Goodwin also leads two farmers’ collectives: the Tidewater Flower Collective, a network of about 25 growers who collaborate on sourcing and events, and Black Flower Farmers, an international organization of more than 50 Black flower growers and florists.

Black Flower Farmers was born out of a need for representation and support within the industry, where Black growers are rare.

“There might be only around a hundred Black flower farmers in the United States,” Goodwin said. “It’s a very small group.”

The collective provides mentorship, troubleshooting, cost-sharing and community—resources that counter the isolation many farmers feel.

Goodwin’s commitment to sustainability is central to her work. She refuses to use pesticides, makes her own compost, collects rainwater and avoids floral foam, which contains microplastics and never decomposes.

“Flowers are the medium, not the message,” she said. “The message is community and sustainability.”

Her growing spaces—tucked between homes, behind condos, and along waterfronts—represent a different kind of agricultural access. They show how land stewardship can happen in small, nontraditional places.

THE DECLINE OF BLACK LAND OWNERSHIP

The dramatic reduction in Black farmers did not happen naturally. Historians and federal reports describe a long history of systemic barriers.

In the 1980s, the U.S. Commission on Civil Rights published findings on discriminatory lending practices within the U.S. Department of Agriculture (USDA). Black farmers were routinely denied loans, faced longer wait times and received fewer resources.

Heirs’ property laws also contributed to land loss. When land passes through generations without a clear will, dozens of relatives may inherit partial ownership. That land can then be forced into sale if one heir demands it—often at prices far below market value.

According to the USDA, Black farmers lost 90 percent of their land between 1910 and 1997.

For farmers in Hampton Roads, these barriers have shaped everything from access to credit to the ability to scale their operations.

The farmers interviewed for this story described the ongoing effects:

• Difficulty securing or expanding farmland
• High competition with developers
• Limited access to capital
• Lack of visibility in local markets
• The pressure of operating alone

Yet they continue to farm—despite the challenges, and often because of them.

A NEW GENERATION RETURNS TO THE LAND

Although the number of Black farmers remains low, the work happening in Hampton Roads shows signs of renewal.

Younger people—especially those interested in sustainability, food justice and community health—are finding their way back to agriculture. Many start with small plots, container gardens, or community plots before expanding.
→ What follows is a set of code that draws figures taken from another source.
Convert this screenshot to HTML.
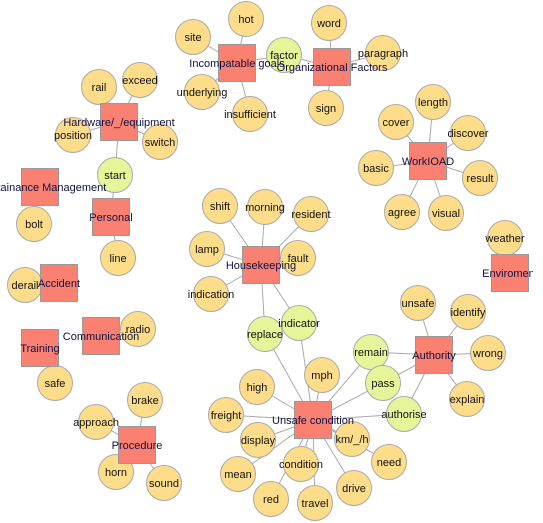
<!DOCTYPE html>
<html><head><meta charset="utf-8"><style>
html,body{margin:0;padding:0;background:#fff;}
svg{display:block;font-family:"Liberation Sans",sans-serif;font-size:11px;}
</style></head><body>
<svg id="g" width="543" height="523">
<defs><clipPath id="clip"><rect x="0" y="0" width="533" height="523"/></clipPath></defs>
<g id="edges"></g>
<g id="nodes" clip-path="url(#clip)"></g>
</svg>
<script>
const hubNames=["Incompatable goals","Organizational Factors","Hardware/_/equipment","Maintainance Management","Personal","Accident","Communication","Training","Procedure","Housekeeping","WorkIOAD","Enviroment","Authority","Unsafe condition"];
const hubX=[237,332,119,40,111,59,101,40,137,261,428,510,434,313];
const hubY=[63,67,122,187,217,283,336,348,445,265,161,273,355,420];
const leafNames=["hot","site","underlying","insufficient","factor","word","paragraph","sign","rail","exceed","position","switch","start","bolt","line","length","cover","discover","basic","result","agree","visual","weather","shift","morning","resident","lamp","fault","indication","indicator","replace","derail","radio","safe","unsafe","identify","wrong","explain","remain","pass","authorise","mph","high","freight","display","km/_/h","need","mean","condition","drive","red","travel","brake","approach","horn","sound"];
const leafX=[246,193,202,250,284,329,383,326,99,140,73,160,115,34,118,433,396,468,376,480,402,446,505,220,265,311,207,298,211,299,265,25,138,55,418,468,488,467,371,383,404,322,257,226,258,352,389,238,301,354,271,315,145,96,116,164];
const leafY=[19,37,92,114,55,23,53,108,87,80,135,142,175,224,258,102,122,133,168,178,212,213,238,206,207,214,249,258,294,323,334,285,329,383,303,312,353,399,352,383,414,375,387,415,440,439,462,474,464,488,499,503,400,422,472,483];
const shared=["factor","start","indicator","replace","remain","pass","authorise"];
const links=[
[0,"hot"],[0,"site"],[0,"underlying"],[0,"insufficient"],[0,"factor"],[1,"factor"],[1,"word"],[1,"paragraph"],[1,"sign"],
[2,"rail"],[2,"exceed"],[2,"position"],[2,"switch"],[2,"start"],[4,"start"],[3,"bolt"],[4,"line"],
[10,"length"],[10,"cover"],[10,"discover"],[10,"basic"],[10,"result"],[10,"agree"],[10,"visual"],[11,"weather"],
[9,"shift"],[9,"morning"],[9,"resident"],[9,"lamp"],[9,"fault"],[9,"indication"],[9,"indicator"],[9,"replace"],
[5,"derail"],[6,"radio"],[7,"safe"],
[12,"unsafe"],[12,"identify"],[12,"wrong"],[12,"explain"],[12,"remain"],[12,"pass"],[12,"authorise"],
[13,"indicator"],[13,"replace"],[13,"remain"],[13,"pass"],[13,"authorise"],[13,"mph"],[13,"high"],[13,"freight"],[13,"display"],[13,"km/_/h"],[13,"need"],[13,"mean"],[13,"condition"],[13,"drive"],[13,"red"],[13,"travel"],
[8,"brake"],[8,"approach"],[8,"horn"],[8,"sound"]];
const NS="http://www.w3.org/2000/svg";
const E=document.getElementById("edges"),N=document.getElementById("nodes");
function slug(s){return s.toLowerCase().replace(/[^a-z0-9]+/g,"-").replace(/^-|-$/g,"");}
links.forEach(l=>{const i=leafNames.indexOf(l[1]);const ln=document.createElementNS(NS,"line");
ln.setAttribute("x1",hubX[l[0]]);ln.setAttribute("y1",hubY[l[0]]);ln.setAttribute("x2",leafX[i]);ln.setAttribute("y2",leafY[i]);
ln.setAttribute("stroke","#aaaaaa");ln.setAttribute("stroke-width","1");


E.appendChild(ln);});
leafNames.forEach((n,i)=>{const c=document.createElementNS(NS,"circle");
c.setAttribute("cx",leafX[i]);c.setAttribute("cy",leafY[i]);c.setAttribute("r",17.5);
c.setAttribute("fill",shared.includes(n)?"#e6f59a":"#fddc8a");c.setAttribute("stroke","#aaaaaa");


N.appendChild(c);});
hubNames.forEach((n,i)=>{const r=document.createElementNS(NS,"rect");
r.setAttribute("x",hubX[i]-18.5);r.setAttribute("y",hubY[i]-18.5);r.setAttribute("width",37);r.setAttribute("height",37);
r.setAttribute("fill","#fa8072");r.setAttribute("stroke","#999999");


N.appendChild(r);});
function label(n,x,y,col,nm){const t=document.createElementNS(NS,"text");
t.setAttribute("x",x);t.setAttribute("y",y+4);t.setAttribute("text-anchor","middle");t.setAttribute("fill",col);t.textContent=n;


N.appendChild(t);}
leafNames.forEach((n,i)=>label(n,leafX[i],leafY[i],"#111111",'label-'+slug(n)));
hubNames.forEach((n,i)=>label(n,hubX[i],hubY[i],"#101040",'label-'+slug(n)));
</script>
</body></html>
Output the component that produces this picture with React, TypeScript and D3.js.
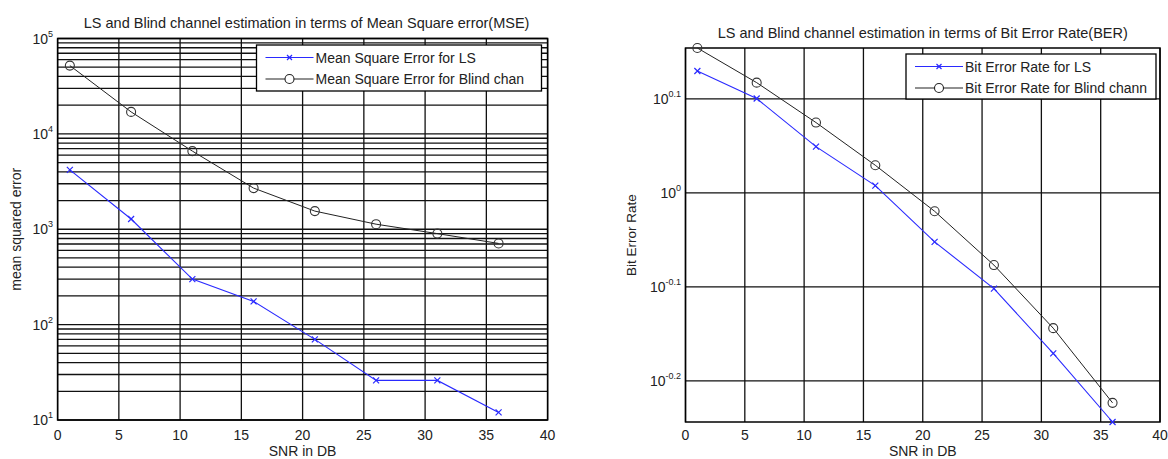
import React from "react";
import * as d3 from "d3";

// SNR points (dB)
const snr = [1, 6, 11, 16, 21, 26, 31, 36];

// left: mean square error
const mseLS = [4200, 1280, 300, 175, 70, 26, 26, 12];
const mseBlind = [52000, 17000, 6600, 2700, 1550, 1130, 900, 710];

// right: bit error rate
const berLS = [1.348, 1.26, 1.12, 1.018, 0.887, 0.791, 0.675, 0.5706];
const berBlind = [1.426, 1.31, 1.188, 1.07, 0.956, 0.838, 0.718, 0.598];

const xTicks = [0, 5, 10, 15, 20, 25, 30, 35, 40];
const mseExp = [1, 2, 3, 4, 5];
const berExp = ["0.1", "0", "-0.1", "-0.2"];

const FONT = "'Liberation Sans', Arial, sans-serif";
const TXT = "#222";
const BLUE = "#2a2aff";
const GRIDC = "#111";

function Pow({ x, y, e }: any) {
  return (
    <text x={x} y={y} textAnchor="end" fontSize={14} fill={TXT} fontFamily={FONT}>
      10<tspan fontSize={9} dy={-7}>{e}</tspan>
    </text>
  );
}

function Markers({ pts, kind, color }: any) {
  return (
    <g>
      {pts.map((p: any, i: number) =>
        kind === "x" ? (
          <path key={i} d={`M${p[0] - 3},${p[1] - 3}L${p[0] + 3},${p[1] + 3}M${p[0] - 3},${p[1] + 3}L${p[0] + 3},${p[1] - 3}`} stroke={color} strokeWidth={1.2} />
        ) : (
          <circle key={i} cx={p[0]} cy={p[1]} r={4.5} fill="none" stroke={color} strokeWidth={1.1} />
        )
      )}
    </g>
  );
}

function Legend({ x, y, w, h, items }: any) {
  return (
    <g>
      <rect x={x} y={y} width={w} height={h} fill="#fff" stroke="#000" strokeWidth={1.3} />
      {items.map((it: any, i: number) => {
        const ly = y + 12.5 + i * 21.5;
        const mx = x + 33;
        return (
          <g key={i}>
            <line x1={x + 9} x2={x + 57} y1={ly} y2={ly} stroke={it.color} strokeWidth={1.2} />
            {it.kind === "x" ? (
              <path d={`M${mx - 2.5},${ly - 2.5}L${mx + 2.5},${ly + 2.5}M${mx - 2.5},${ly + 2.5}L${mx + 2.5},${ly - 2.5}`} stroke={it.color} strokeWidth={1.2} />
            ) : (
              <circle cx={mx} cy={ly} r={4.5} fill="#fff" stroke={it.color} strokeWidth={1.1} />
            )}
            <text x={x + 59} y={ly + 5} fontSize={14} fill={TXT} fontFamily={FONT}>{it.label}</text>
          </g>
        );
      })}
    </g>
  );
}

function MsePlot() {
  const x = d3.scaleLinear().domain([0, 40]).range([57.6, 547.6]);
  const y = d3.scaleLog().domain([10, 1e5]).range([420, 38.5]);
  const minor: number[] = [];
  mseExp.slice(0, -1).forEach((e) => {
    for (let k = 2; k <= 9; k++) minor.push(k * Math.pow(10, e));
  });
  const line = d3.line<number>().x((_, i) => x(snr[i])).y((d) => y(d));
  const [x0, x1] = x.range();
  const [yb, yt] = y.range();
  return (
    <g>
      <text x={(x0 + x1) / 2 + 4} y={27.5} textAnchor="middle" fontSize={14.5} fill={TXT} fontFamily={FONT}>
        LS and Blind channel estimation in terms of Mean Square error(MSE)
      </text>
      {minor.map((v) => (
        <line key={"m" + v} x1={x0} x2={x1} y1={y(v)} y2={y(v)} stroke={GRIDC} strokeWidth={1.3} />
      ))}
      {mseExp.map((e) => (
        <line key={"M" + e} x1={x0} x2={x1} y1={y(Math.pow(10, e))} y2={y(Math.pow(10, e))} stroke={GRIDC} strokeWidth={1.3} />
      ))}
      {xTicks.map((t) => (
        <line key={"v" + t} x1={x(t)} x2={x(t)} y1={yt} y2={yb} stroke={GRIDC} strokeWidth={1.3} />
      ))}
      <rect x={x0} y={yt} width={x1 - x0} height={yb - yt} fill="none" stroke="#000" strokeWidth={1.5} />
      <path d={line(mseBlind) || ""} fill="none" stroke="#222" strokeWidth={1} />
      <path d={line(mseLS) || ""} fill="none" stroke={BLUE} strokeWidth={1.1} />
      <Markers pts={mseBlind.map((d, i) => [x(snr[i]), y(d)])} kind="o" color="#333" />
      <Markers pts={mseLS.map((d, i) => [x(snr[i]), y(d)])} kind="x" color={BLUE} />
      {mseExp.map((e) => (
        <Pow key={"l" + e} x={53} y={y(Math.pow(10, e)) + 5} e={e} />
      ))}
      {xTicks.map((t) => (
        <text key={"xt" + t} x={x(t)} y={439.5} textAnchor="middle" fontSize={14} fill={TXT} fontFamily={FONT}>{t}</text>
      ))}
      <text x={(x0 + x1) / 2} y={456} textAnchor="middle" fontSize={14} fill={TXT} fontFamily={FONT}>SNR in DB</text>
      <text transform={`translate(21,${(yt + yb) / 2}) rotate(-90)`} textAnchor="middle" fontSize={14} fill={TXT} fontFamily={FONT}>
        mean squared error
      </text>
      <Legend x={256.5} y={45} w={285} h={46} items={[
        { label: "Mean Square Error for LS", color: BLUE, kind: "x" },
        { label: "Mean Square Error for Blind chan", color: "#222", kind: "o" },
      ]} />
    </g>
  );
}

function BerPlot() {
  const x = d3.scaleLinear().domain([0, 40]).range([685.5, 1160]);
  const ext = d3.extent(berLS.concat(berBlind)) as [number, number];
  const y = d3.scaleLog().domain(ext).range([422, 48]);
  const line = d3.line<number>().x((_, i) => x(snr[i])).y((d) => y(d));
  const [x0, x1] = x.range();
  const [yb, yt] = y.range();
  return (
    <g>
      <text x={(x0 + x1) / 2} y={37.5} textAnchor="middle" fontSize={14.5} fill={TXT} fontFamily={FONT}>
        LS and Blind channel estimation in terms of Bit Error Rate(BER)
      </text>
      {berExp.map((e) => (
        <line key={"h" + e} x1={x0} x2={x1} y1={y(Math.pow(10, +e))} y2={y(Math.pow(10, +e))} stroke={GRIDC} strokeWidth={1.3} />
      ))}
      {xTicks.map((t) => (
        <line key={"v" + t} x1={x(t)} x2={x(t)} y1={yt} y2={yb} stroke={GRIDC} strokeWidth={1.3} />
      ))}
      <rect x={x0} y={yt} width={x1 - x0} height={yb - yt} fill="none" stroke="#000" strokeWidth={1.5} />
      <path d={line(berBlind) || ""} fill="none" stroke="#222" strokeWidth={1} />
      <path d={line(berLS) || ""} fill="none" stroke={BLUE} strokeWidth={1.1} />
      <Markers pts={berBlind.map((d, i) => [x(snr[i]), y(d)])} kind="o" color="#333" />
      <Markers pts={berLS.map((d, i) => [x(snr[i]), y(d)])} kind="x" color={BLUE} />
      {berExp.map((e) => (
        <Pow key={"l" + e} x={681} y={y(Math.pow(10, +e)) + 5} e={e} />
      ))}
      {xTicks.map((t) => (
        <text key={"xt" + t} x={x(t)} y={439.5} textAnchor="middle" fontSize={14} fill={TXT} fontFamily={FONT}>{t}</text>
      ))}
      <text x={(x0 + x1) / 2} y={456} textAnchor="middle" fontSize={14} fill={TXT} fontFamily={FONT}>SNR in DB</text>
      <text transform={`translate(636,${(yt + yb) / 2}) rotate(-90)`} textAnchor="middle" fontSize={13.5} fill={TXT} fontFamily={FONT}>
        Bit Error Rate
      </text>
      <Legend x={906} y={54} w={250} h={45} items={[
        { label: "Bit Error Rate for LS", color: BLUE, kind: "x" },
        { label: "Bit Error Rate for Blind chann", color: "#222", kind: "o" },
      ]} />
    </g>
  );
}

export default function App() {
  return (
    <svg width={1168} height={459} style={{ position: "absolute", left: 0, top: 0, background: "#fff" }}>
      <MsePlot />
      <BerPlot />
    </svg>
  );
}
Mosley said she sees more young families asking questions at the market.

“They want their kids to know what a farm is,” she said. “They want them to see how food grows.”

Goodwin said interest in her flower collectives has increased each year from people across the region.

“There’s community again,” she said. “People are sharing knowledge. It’s powerful.”

Cook said he has watched newcomers arrive at the farm unsure of where to begin, only to leave feeling grounded and inspired.

“They come here and remember something,” he said. “It might be a memory of a grandparent’s garden or just a moment of quiet. But they reconnect.”

RESTORING WHAT WAS LOST

While their methods differ, the farmers share a common purpose: to restore a legacy rooted in land, resilience and community.

Mosley continues her family’s tradition and keeps a visible Black presence in the Virginia Beach farm landscape.
Cook builds community power by teaching land stewardship and food sovereignty.
Goodwin transforms urban spaces into sustainable growing sites and amplifies the voices of Black flower farmers nationwide.

Their work reflects something larger than individual farms. It reflects a cultural reclamation.

Black farmers in Hampton Roads are not disappearing—they are re-emerging.

They are building a future where the region’s agricultural history is acknowledged, honored and expanded. They are proving that farming is not a relic of the past but a tool for community resilience.

And they are reminding Hampton Roads that the story of American agriculture begins with them.